_DIRECTIVE:_
Reproduce nothing but the lines from the start of the material through the line that includes "ventilation rate (ft³/min)", both ends included, and omit every picture.

_DATA BLOCK:_
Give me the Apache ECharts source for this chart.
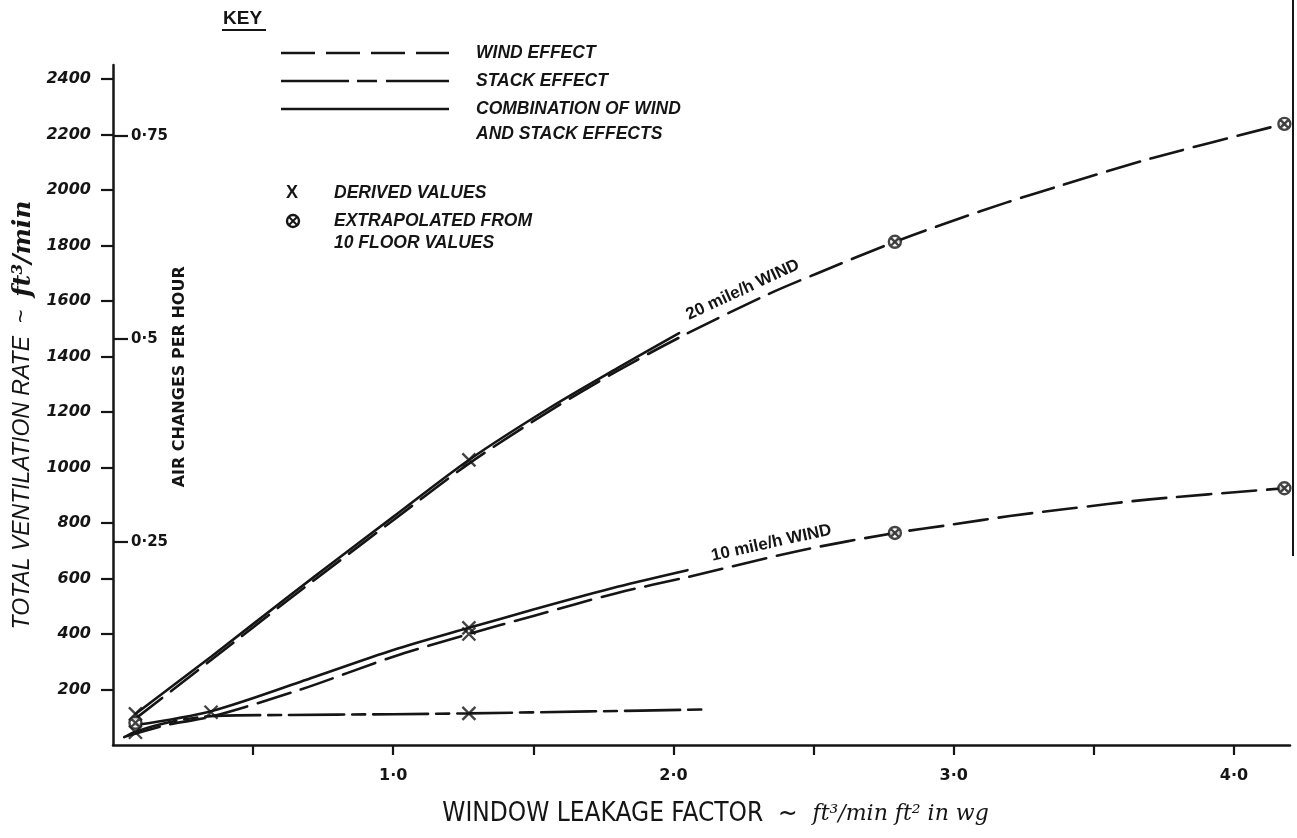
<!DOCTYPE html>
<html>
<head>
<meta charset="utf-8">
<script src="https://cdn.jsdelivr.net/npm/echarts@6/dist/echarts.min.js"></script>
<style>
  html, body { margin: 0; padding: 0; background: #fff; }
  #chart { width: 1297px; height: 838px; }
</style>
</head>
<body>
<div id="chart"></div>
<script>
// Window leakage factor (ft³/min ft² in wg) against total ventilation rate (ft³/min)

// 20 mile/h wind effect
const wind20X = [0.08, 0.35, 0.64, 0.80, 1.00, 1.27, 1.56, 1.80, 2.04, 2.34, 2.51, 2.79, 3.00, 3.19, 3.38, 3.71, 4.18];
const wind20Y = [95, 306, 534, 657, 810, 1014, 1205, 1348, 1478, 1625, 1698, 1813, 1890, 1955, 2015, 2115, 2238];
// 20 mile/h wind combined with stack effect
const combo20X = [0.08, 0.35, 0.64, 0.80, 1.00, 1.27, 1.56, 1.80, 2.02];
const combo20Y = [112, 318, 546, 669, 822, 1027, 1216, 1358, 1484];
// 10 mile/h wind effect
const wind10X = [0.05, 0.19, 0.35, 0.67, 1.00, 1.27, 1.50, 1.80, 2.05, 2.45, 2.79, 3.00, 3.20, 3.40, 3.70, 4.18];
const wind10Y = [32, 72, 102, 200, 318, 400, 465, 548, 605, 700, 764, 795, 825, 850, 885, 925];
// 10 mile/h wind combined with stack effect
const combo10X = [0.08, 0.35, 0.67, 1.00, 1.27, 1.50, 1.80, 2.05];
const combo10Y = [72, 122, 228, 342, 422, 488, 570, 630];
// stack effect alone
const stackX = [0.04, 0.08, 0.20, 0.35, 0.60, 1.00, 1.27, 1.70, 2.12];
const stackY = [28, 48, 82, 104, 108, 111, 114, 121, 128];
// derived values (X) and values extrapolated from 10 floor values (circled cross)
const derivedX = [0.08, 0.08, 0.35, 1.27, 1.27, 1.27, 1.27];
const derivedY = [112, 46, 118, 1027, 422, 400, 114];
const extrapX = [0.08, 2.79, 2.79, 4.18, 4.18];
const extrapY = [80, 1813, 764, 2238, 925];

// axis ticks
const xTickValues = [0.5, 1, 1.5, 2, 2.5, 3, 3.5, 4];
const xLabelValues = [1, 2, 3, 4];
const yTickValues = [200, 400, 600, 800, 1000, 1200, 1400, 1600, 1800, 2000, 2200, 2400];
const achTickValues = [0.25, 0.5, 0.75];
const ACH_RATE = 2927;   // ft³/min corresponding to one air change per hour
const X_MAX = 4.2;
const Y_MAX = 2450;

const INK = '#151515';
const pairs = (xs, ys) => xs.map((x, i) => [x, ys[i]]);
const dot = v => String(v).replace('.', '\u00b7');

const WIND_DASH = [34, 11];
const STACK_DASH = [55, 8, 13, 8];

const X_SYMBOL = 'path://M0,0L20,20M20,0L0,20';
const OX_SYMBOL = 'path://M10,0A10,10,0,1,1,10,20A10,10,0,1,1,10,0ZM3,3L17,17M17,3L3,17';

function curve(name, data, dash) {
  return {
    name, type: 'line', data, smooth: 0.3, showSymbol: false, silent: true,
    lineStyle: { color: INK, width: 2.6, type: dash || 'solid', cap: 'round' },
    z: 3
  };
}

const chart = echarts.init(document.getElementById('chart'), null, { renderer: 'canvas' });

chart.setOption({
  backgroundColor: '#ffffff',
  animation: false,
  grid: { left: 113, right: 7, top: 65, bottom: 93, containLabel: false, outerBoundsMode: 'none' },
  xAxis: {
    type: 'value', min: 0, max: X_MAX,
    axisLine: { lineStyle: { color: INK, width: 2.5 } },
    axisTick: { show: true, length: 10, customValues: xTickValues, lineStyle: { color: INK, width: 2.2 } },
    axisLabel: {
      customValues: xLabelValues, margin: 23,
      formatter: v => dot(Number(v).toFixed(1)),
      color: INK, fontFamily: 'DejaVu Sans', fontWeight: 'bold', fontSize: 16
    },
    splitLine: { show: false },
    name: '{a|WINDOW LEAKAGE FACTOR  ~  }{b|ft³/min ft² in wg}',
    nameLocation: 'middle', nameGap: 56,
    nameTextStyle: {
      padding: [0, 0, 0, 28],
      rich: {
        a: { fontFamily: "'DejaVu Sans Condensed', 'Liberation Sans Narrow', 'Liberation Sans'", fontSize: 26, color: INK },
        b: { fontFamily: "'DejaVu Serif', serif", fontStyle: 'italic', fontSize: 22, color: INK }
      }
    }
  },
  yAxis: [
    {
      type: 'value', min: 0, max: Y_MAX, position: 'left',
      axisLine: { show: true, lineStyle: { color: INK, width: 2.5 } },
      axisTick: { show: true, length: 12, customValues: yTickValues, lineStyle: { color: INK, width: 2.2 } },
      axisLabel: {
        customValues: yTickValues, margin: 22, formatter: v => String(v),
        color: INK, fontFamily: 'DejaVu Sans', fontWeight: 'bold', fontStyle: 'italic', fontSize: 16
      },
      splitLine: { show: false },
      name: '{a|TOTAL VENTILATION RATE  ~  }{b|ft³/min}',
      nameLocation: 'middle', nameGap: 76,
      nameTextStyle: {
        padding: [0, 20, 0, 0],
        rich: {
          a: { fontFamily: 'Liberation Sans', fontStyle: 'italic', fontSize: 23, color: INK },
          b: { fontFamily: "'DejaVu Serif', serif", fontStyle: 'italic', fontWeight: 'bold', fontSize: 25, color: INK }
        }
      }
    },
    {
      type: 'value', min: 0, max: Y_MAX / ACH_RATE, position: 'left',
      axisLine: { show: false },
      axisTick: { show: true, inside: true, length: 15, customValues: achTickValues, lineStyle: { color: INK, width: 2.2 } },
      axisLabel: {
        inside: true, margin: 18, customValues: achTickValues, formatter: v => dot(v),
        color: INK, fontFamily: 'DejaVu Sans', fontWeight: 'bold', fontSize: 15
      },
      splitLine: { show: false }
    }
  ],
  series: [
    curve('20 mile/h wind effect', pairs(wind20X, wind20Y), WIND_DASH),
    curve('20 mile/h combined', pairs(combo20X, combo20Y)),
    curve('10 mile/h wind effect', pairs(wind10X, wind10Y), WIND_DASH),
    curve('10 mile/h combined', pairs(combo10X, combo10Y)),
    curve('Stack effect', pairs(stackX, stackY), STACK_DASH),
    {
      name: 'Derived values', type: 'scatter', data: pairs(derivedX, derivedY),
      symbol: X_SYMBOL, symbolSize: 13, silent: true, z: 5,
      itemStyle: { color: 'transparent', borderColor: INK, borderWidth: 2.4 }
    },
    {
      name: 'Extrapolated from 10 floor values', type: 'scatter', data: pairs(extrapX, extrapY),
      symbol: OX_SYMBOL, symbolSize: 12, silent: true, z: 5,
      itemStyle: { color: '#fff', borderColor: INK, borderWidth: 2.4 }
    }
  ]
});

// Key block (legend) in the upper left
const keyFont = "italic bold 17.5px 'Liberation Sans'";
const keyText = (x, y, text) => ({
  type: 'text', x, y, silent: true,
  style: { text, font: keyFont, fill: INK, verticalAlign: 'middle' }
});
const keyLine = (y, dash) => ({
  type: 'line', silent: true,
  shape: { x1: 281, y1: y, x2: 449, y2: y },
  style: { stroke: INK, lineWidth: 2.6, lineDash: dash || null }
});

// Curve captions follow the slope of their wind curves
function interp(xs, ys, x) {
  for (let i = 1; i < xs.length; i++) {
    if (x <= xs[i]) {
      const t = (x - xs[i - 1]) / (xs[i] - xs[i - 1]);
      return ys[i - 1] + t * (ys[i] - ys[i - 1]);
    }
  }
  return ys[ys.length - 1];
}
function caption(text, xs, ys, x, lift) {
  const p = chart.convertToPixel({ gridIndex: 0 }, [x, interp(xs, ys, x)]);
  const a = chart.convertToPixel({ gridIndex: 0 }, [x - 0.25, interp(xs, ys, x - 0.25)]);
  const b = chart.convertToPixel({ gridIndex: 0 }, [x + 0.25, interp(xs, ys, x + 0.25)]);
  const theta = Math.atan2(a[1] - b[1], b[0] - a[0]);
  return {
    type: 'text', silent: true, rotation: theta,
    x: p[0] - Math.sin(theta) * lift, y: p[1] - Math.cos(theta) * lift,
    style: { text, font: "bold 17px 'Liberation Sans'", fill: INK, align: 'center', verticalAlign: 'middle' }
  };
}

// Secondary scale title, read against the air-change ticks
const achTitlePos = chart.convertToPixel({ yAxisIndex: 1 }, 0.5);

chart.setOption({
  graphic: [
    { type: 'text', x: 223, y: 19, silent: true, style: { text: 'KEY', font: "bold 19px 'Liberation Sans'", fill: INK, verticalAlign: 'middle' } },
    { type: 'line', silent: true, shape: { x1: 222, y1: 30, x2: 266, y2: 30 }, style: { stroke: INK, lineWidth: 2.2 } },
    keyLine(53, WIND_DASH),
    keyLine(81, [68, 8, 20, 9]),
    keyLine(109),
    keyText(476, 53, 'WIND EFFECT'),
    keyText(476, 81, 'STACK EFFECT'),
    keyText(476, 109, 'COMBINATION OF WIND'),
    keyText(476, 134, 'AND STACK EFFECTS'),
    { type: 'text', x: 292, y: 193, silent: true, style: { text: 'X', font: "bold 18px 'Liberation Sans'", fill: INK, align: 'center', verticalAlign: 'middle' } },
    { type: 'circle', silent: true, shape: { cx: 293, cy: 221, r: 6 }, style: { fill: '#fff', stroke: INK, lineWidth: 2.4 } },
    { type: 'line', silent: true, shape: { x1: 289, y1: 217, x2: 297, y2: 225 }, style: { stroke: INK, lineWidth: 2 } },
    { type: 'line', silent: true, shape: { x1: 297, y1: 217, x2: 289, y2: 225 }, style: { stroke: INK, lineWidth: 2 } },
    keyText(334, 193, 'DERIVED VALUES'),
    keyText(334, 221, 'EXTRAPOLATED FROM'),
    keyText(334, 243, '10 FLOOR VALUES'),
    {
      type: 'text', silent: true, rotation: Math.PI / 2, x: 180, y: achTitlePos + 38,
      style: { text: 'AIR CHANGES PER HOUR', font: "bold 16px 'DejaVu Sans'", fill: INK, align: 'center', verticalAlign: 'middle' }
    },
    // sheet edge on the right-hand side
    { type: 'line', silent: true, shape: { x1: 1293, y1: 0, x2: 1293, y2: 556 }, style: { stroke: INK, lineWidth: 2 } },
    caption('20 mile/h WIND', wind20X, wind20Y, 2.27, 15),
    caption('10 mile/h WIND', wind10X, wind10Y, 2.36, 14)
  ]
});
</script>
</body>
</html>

_OUTPUT OF THE TASK:_
Give me the Apache ECharts source for this chart.
<!DOCTYPE html>
<html>
<head>
<meta charset="utf-8">
<script src="https://cdn.jsdelivr.net/npm/echarts@6/dist/echarts.min.js"></script>
<style>
  html, body { margin: 0; padding: 0; background: #fff; }
  #chart { width: 1297px; height: 838px; }
</style>
</head>
<body>
<div id="chart"></div>
<script>
// Window leakage factor (ft³/min ft² in wg) against total ventilation rate (ft³/min)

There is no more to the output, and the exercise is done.